The Third Schedule to the Banking Regulation Act, 1949, requires the disclosure of investments in the balance sheet as follows:

I. Investments in India in

(i) Government securities

(ii) Other Approved Securities

(iii) Shares

(iv) Debentures and Bonds

(v) Subsidiaries and/or Joint Ventures

(vi) Others (to be specified)

II. Investments outside India in

(i) Government securities (including local authorities)

(ii) Subsidiaries and/or Joint Ventures Abroad

(iii) Other Investments (to be specified)

In addition to other disclosures regarding investments, the Notes and Instructions for Compilation of Balance Sheet, also require the following information to be disclosed in the balance sheet:

(a) gross value of investments in India and outside India;

(b) aggregate of provisions for depreciation, separately on investments in India and outside India; and

(c) net value of investments in India and outside India.
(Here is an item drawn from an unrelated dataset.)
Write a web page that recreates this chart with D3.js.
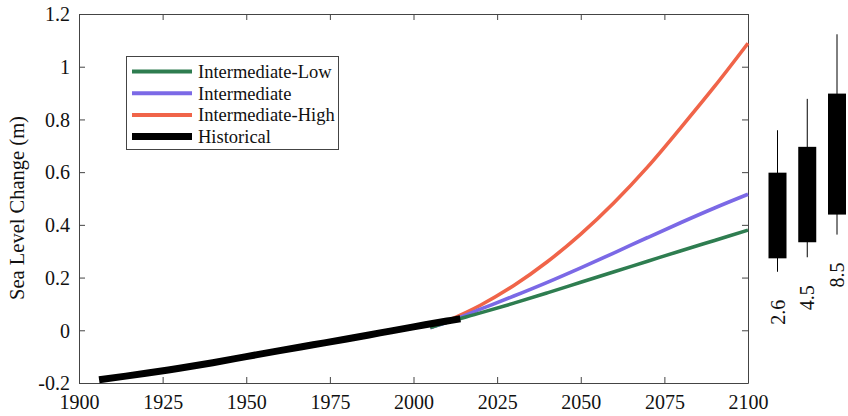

(d) movement of provisions held towards depreciation on investments including opening balance by adding provisions made during the year and after deducting write-off/ write-back of excess provisions during the year.

The gross value of investments and provisions need not, however, be shown against each of the categories specified in the Schedule. The break-up of net value of investments in India and outside India (gross value of investments less provision) under each of the specified category need only be shown.

For disclosures relating to investments in notes on accounts, please refer Chapter 12 of Part III of the Guidance Note.